The smell of roses is intoxicating. I smell them when I climb down the stairs from the deck into the garden below. The scotch rose, has single creamy white flowers around yellow centers. It is a twelve foot spiny shrub standing sentinel in one of my many garden beds. When I move to my new place I’m not going to have a garden I told myself. The only things I’m going to take to the new house are the rhubarb plants. My friends exchanged knowing looks.
I’ve long since decided that the new owners will not be gardeners. As spring unfolded I decided to take cuttings. I’m only going to grow vegetables at the new place so why rebuy all my herbs, I thought, as I filled a pot with three types of thyme. Wooly thyme is silver green. Its furry leaves spread on runners forming delightful mats hanging over walls and draping around convenient rocks, it is not unruly. Lemon thyme has green leaves edged with yellow and a delightful smell. It is more well mannered then its furry cousin. The other thyme spreads rapidly, its pink flowers reseed and its runners dig roots everywhere. However, the plant is easy to extract from unwanted places and ever since reading about, and looking at pictures of this mother of thyme spreading between the pavers of a walkway in The Harrowsmith book of Herbs, written by Patrick Lima I know I couldn’t live without it.

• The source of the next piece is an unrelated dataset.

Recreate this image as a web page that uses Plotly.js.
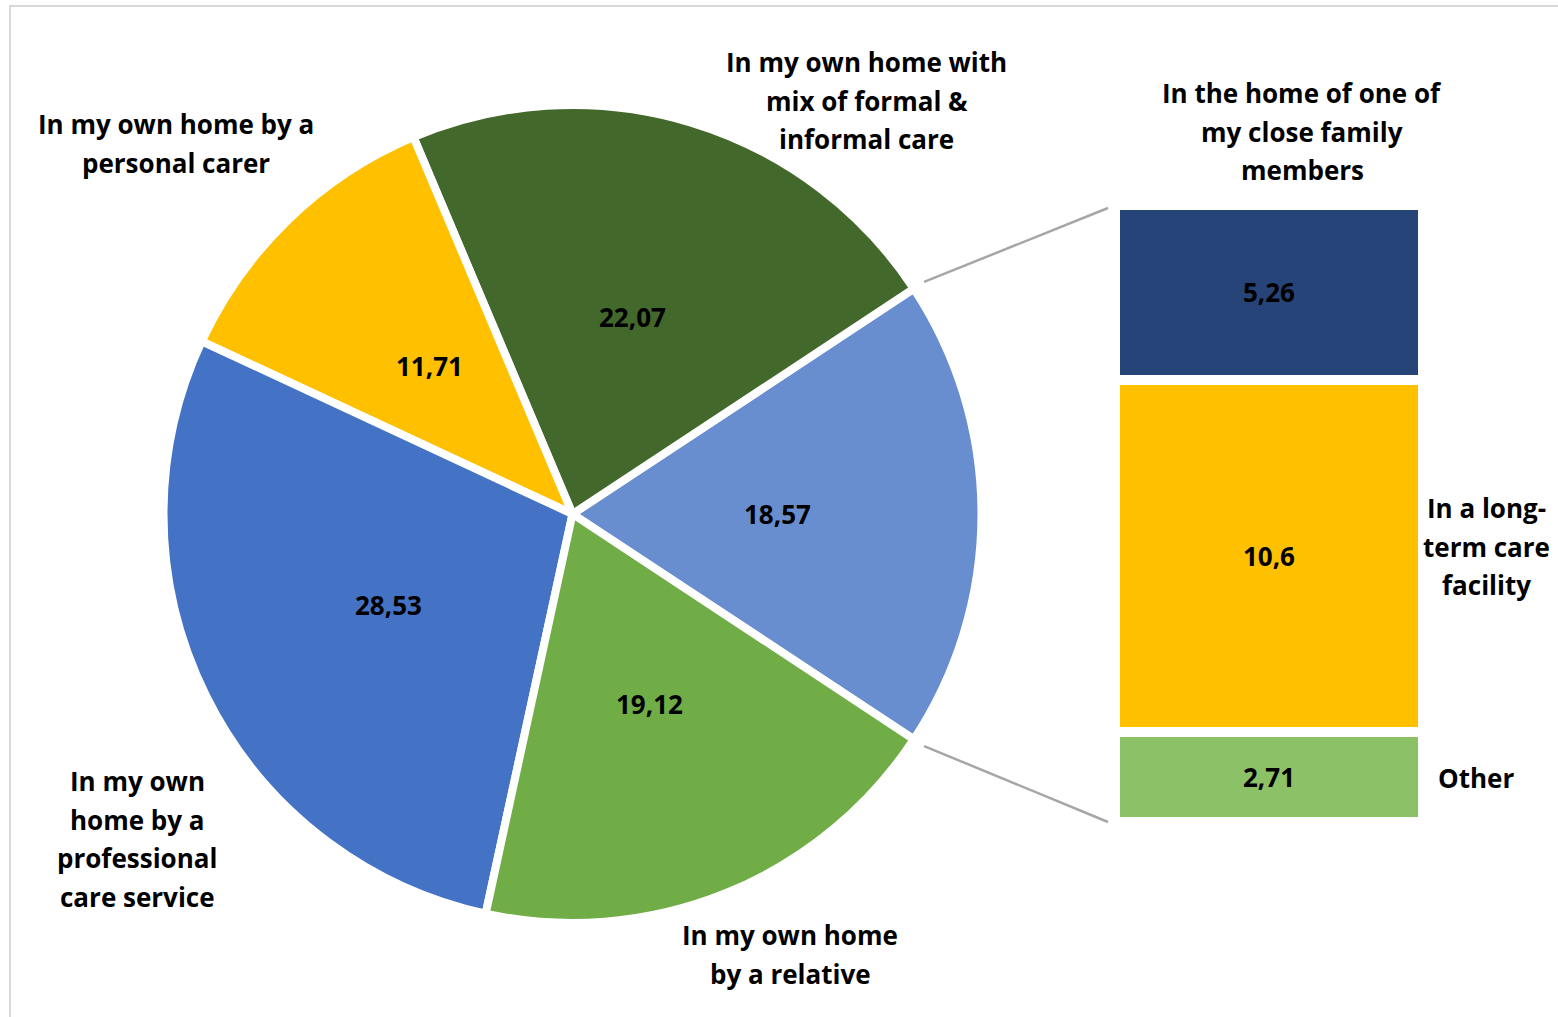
<!DOCTYPE html>
<html>
<head>
<meta charset="utf-8">
<script src="https://cdn.plot.ly/plotly-3.0.1.min.js"></script>
<style>
  html, body { margin: 0; padding: 0; background: #ffffff; }
  #chart { width: 1558px; height: 1017px; }
</style>
</head>
<body>
<div id="chart"></div>
<script>
// ---- Data -------------------------------------------------------------
// Main pie slices, counterclockwise from the upper edge of the split slice
const pieCategories = [
  "In my own home with mix of formal & informal care",
  "In my own home by a personal carer",
  "In my own home by a professional care service",
  "In my own home by a relative"
];
const pieValues = [22.07, 11.71, 28.53, 19.12];

// Breakdown shown in the stacked bar (bottom to top)
const barCategories = [
  "Other",
  "In a long-term care facility",
  "In the home of one of my close family members"
];
const barValues = [2.71, 10.6, 5.26];

// Colours
const pieColors = ["#43682B", "#FFC000", "#4472C4", "#70AD47"];
const splitSliceColor = "#698ED0";
const barColors = ["#8CC168", "#FFC000", "#264478"];

// ---- Derived values ---------------------------------------------------
const splitTotal = Number(barValues.reduce((a, b) => a + b, 0).toFixed(2));
// split slice first: Plotly draws the first slice clockwise of the rotation line
const allSliceValues = [splitTotal].concat(pieValues);
const allSliceColors = [splitSliceColor].concat(pieColors);
const allSliceLabels = ["Other places"].concat(pieCategories);
const grandTotal = allSliceValues.reduce((a, b) => a + b, 0);

const fmt = v => String(Number(v.toFixed(2))).replace(".", ",");

// ---- Geometry ---------------------------------------------------------
const W = 1558, H = 1017;
const PIE_CX = 572.5, PIE_CY = 514, PIE_R = 409;
const BAR_X0 = 1115, BAR_X1 = 1423, BAR_TOP = 205, BAR_BOT = 822;
const FONT = "'Open Sans', 'Noto Sans', sans-serif";
const FONT_SIZE = 26;
const LINE_GAP = 38.5;

const px = x => x / W;
const py = y => 1 - y / H;

// Split slice is centred on 3 o'clock
const halfSplitDeg = splitTotal / grandTotal * 180;
const rotation = 90 - halfSplitDeg;

// ---- Traces -----------------------------------------------------------
const pieTrace = {
  type: "pie",
  labels: allSliceLabels,
  values: allSliceValues,
  sort: false,
  direction: "counterclockwise",
  rotation: rotation,
  marker: { colors: allSliceColors, line: { color: "#ffffff", width: 8 } },
  textinfo: "none",
  hoverinfo: "skip",
  showlegend: false,
  domain: {
    x: [px(PIE_CX - PIE_R), px(PIE_CX + PIE_R)],
    y: [py(PIE_CY + PIE_R), py(PIE_CY - PIE_R)]
  }
};

const barTraces = barValues.map((v, i) => ({
  type: "bar",
  x: [0],
  y: [v],
  width: 1,
  name: barCategories[i],
  marker: { color: barColors[i], line: { color: "#ffffff", width: 10 } },
  text: [fmt(v)],
  textposition: "inside",
  insidetextanchor: "middle",
  textangle: 0,
  textfont: { family: FONT, size: FONT_SIZE, color: "#000000", weight: "bold" },
  hoverinfo: "skip",
  showlegend: false,
  xaxis: "x",
  yaxis: "y"
}));

// ---- Annotations ------------------------------------------------------
const annotations = [];

// Slice values, placed halfway out along each slice's bisector
// (angles in degrees, counterclockwise from 3 o'clock)
let cum = 0;
allSliceValues.forEach((v, i) => {
  let midDeg;
  if (i === 0) {
    midDeg = 0;
  } else {
    midDeg = halfSplitDeg + (cum + v / 2) / grandTotal * 360;
    cum += v;
  }
  const a = midDeg * Math.PI / 180;
  const rr = PIE_R * 0.502;
  annotations.push({
    xref: "paper", yref: "paper",
    x: px(PIE_CX + rr * Math.cos(a)),
    y: py(PIE_CY - rr * Math.sin(a)),
    text: fmt(v),
    showarrow: false, xanchor: "center", yanchor: "middle",
    font: { family: FONT, size: FONT_SIZE, color: "#000000", weight: "bold" }
  });
});

// Category names, one annotation per line
const categoryLabels = [
  { lines: ["In my own home with", "mix of formal &", "informal care"], x: 867, y: 62 },
  { lines: ["In my own home by a", "personal carer"], x: 176, y: 124 },
  { lines: ["In my own", "home by a", "professional", "care service"], x: 137, y: 781 },
  { lines: ["In my own home", "by a relative"], x: 790, y: 935 },
  { lines: ["In the home of one of", "my close family", "members"], x: 1302, y: 93 },
  { lines: ["In a long-", "term care", "facility"], x: 1486, y: 508 },
  { lines: ["Other"], x: 1476, y: 778 }
];
categoryLabels.forEach(lab => {
  lab.lines.forEach((t, i) => {
    annotations.push({
      xref: "paper", yref: "paper",
      x: px(lab.x), y: py(lab.y + i * LINE_GAP),
      text: t, showarrow: false, xanchor: "center", yanchor: "middle",
      font: { family: FONT, size: FONT_SIZE, color: "#000000", weight: "bold" }
    });
  });
});

// ---- Shapes -----------------------------------------------------------
const edgeR = PIE_R * 1.03;
const ha = halfSplitDeg * Math.PI / 180;
const shapes = [
  // chart-area frame
  {
    type: "rect", xref: "paper", yref: "paper",
    x0: px(10), x1: 1.02, y0: py(6), y1: -0.02,
    line: { color: "#D9D9D9", width: 2 }, fillcolor: "rgba(0,0,0,0)", layer: "below"
  },
  // connector lines from the split slice to the bar
  {
    type: "line", xref: "paper", yref: "paper",
    x0: px(PIE_CX + edgeR * Math.cos(ha)), y0: py(PIE_CY - edgeR * Math.sin(ha)),
    x1: px(BAR_X0 - 7), y1: py(BAR_TOP + 3),
    line: { color: "#A6A6A6", width: 2.5 }
  },
  {
    type: "line", xref: "paper", yref: "paper",
    x0: px(PIE_CX + edgeR * Math.cos(ha)), y0: py(PIE_CY + edgeR * Math.sin(ha)),
    x1: px(BAR_X0 - 7), y1: py(BAR_BOT),
    line: { color: "#A6A6A6", width: 2.5 }
  }
];

// ---- Layout -----------------------------------------------------------
const layout = {
  width: W, height: H,
  margin: { l: 0, r: 0, t: 0, b: 0 },
  paper_bgcolor: "#ffffff",
  plot_bgcolor: "rgba(0,0,0,0)",
  barmode: "stack",
  showlegend: false,
  xaxis: {
    domain: [px(BAR_X0), px(BAR_X1)],
    range: [-0.5, 0.5], visible: false, fixedrange: true
  },
  yaxis: {
    domain: [py(BAR_BOT), py(BAR_TOP)],
    range: [0, splitTotal], visible: false, fixedrange: true
  },
  annotations: annotations,
  shapes: shapes,
  font: { family: FONT }
};

Plotly.newPlot("chart", [pieTrace].concat(barTraces), layout, { staticPlot: true, displayModeBar: false });
</script>
</body>
</html>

In another pot I put a cutting of a sour leaf plant, whose young leaves are great for early spring salads. Then there were chives, can't live without those and off course the irrepressible mint. I managed to resist the charms of the giant big leafed comfrey, the imposing Lovage I grew from seed and the rapacious, big rooted horseradish I got from a friend years ago. I have yet to harvest its roots for anything and despite having bought a piece of it down from the Peace I wondered if I would miss it.

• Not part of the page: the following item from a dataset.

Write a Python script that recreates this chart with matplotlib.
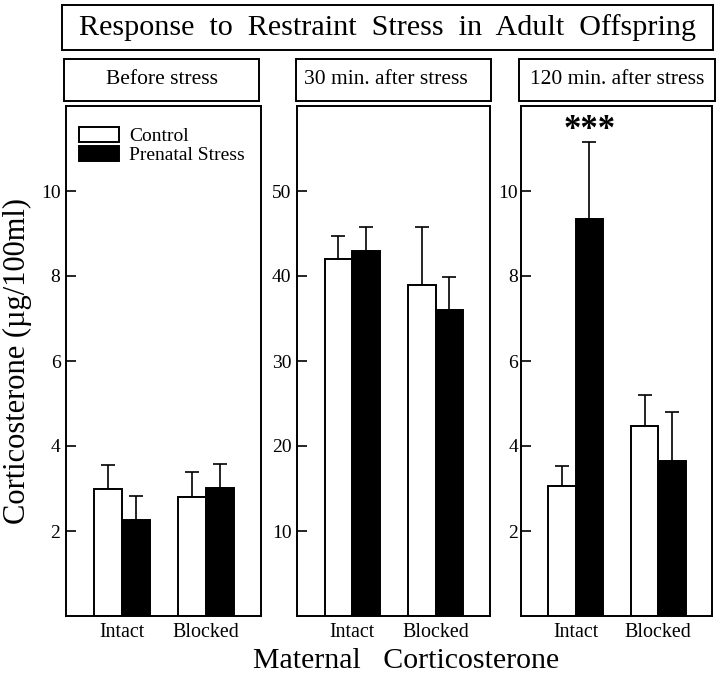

Behind me my favourite purple anemone with yellow centers bloomed enticingly, reminding me a of a walk we took down by the Peace River, one early spring day. It was windy and cold. I remember admiring the plant as it clung to the soil. Its fuzzy leaves and perky flowers smiling in the sunshine. In the pot went a piece of it.
The vine I grew from seed, the one with the yellow flowers and furry seed heads, is still small enough to be dug up in its entirety and put into its own pot. OK that’s enough I told myself
But them three weeks later the primulas bloomed, filling the dark areas of the garden with their diminutive neat flowers in pinks and yellows set off so prettily between the deep blue of the muscari bulbs. The trouble is I got most of the primulas from the Dawson Creek horticultural society during one of their annual flower swaps. I can’t let memories like that fade. So when they finished flowering I filled more pots with cuttings of each plant.
I have two silver leafed Dogwoods. the one in the back garden is getting crowded between a gorgeous maple tree, beneath whose shady boughs is a delightful place to hang a hammock, and a bossy lilac. I’ll take the Dogwood with me to the new place I told myself this morning as I stood on the stairs of the deck surveying my soon to be handed over domain.
Next to the bubble fountain sits the healthy looking, amazingly fast growing Dwarf Alberta Spruce my son gave me for Mothers day four years ago. He bought it with his hard earned cash from his first job. Despite growing unusually fast the tiny shrub still barely crests the two foot mark. I’ll have to add it to my stash of departing plants I thought, especially now since my son is gone. I need a more permanent reminder of my first born.
I’ve already decided to take the William Baffin Rose from the front yard. It too is still in its infancy and should pose no problems when I move it. The other roses will not be easy. Especially the white flowering Henry Hudson which had conveniently sucker in my old garden giving me a whole new plant to pot up and bring here to Prince George. The scotch rose had done the same thing. But neither of them have cooperated this time around so I’m desperately trying to take cuttings of both of them. As well, Theresa Bugnet, which right now is filling its corner with many petaled, pink, sweet smelling blooms is another rose I may as well try to get a cutting from.
As I write this down I cast my mind back to all the other plants, delicious smelling dianthus and sweet Williams I grew from seed, Ten foot delphiniums I started in the dead of winter, in the other house, picking out the first seeds to sprout because later sprouting seeds have more intense colour, so the wisdom in the plant book preached. Then there is the Sarah Bernhard Peony, sporting gigantic fluffy pink flowers it’s sweet scent an added bonus, which I coveted and tried to grow unsuccessfully until I moved here. After three years it is a plant I can be proud of but sadly Peonies, whose roots, after many years can attain the size of a small car making them all but impossable to move.
I realize I can’t take it all with me. Sometimes the most poignant scenes are the ones you recreate from memory.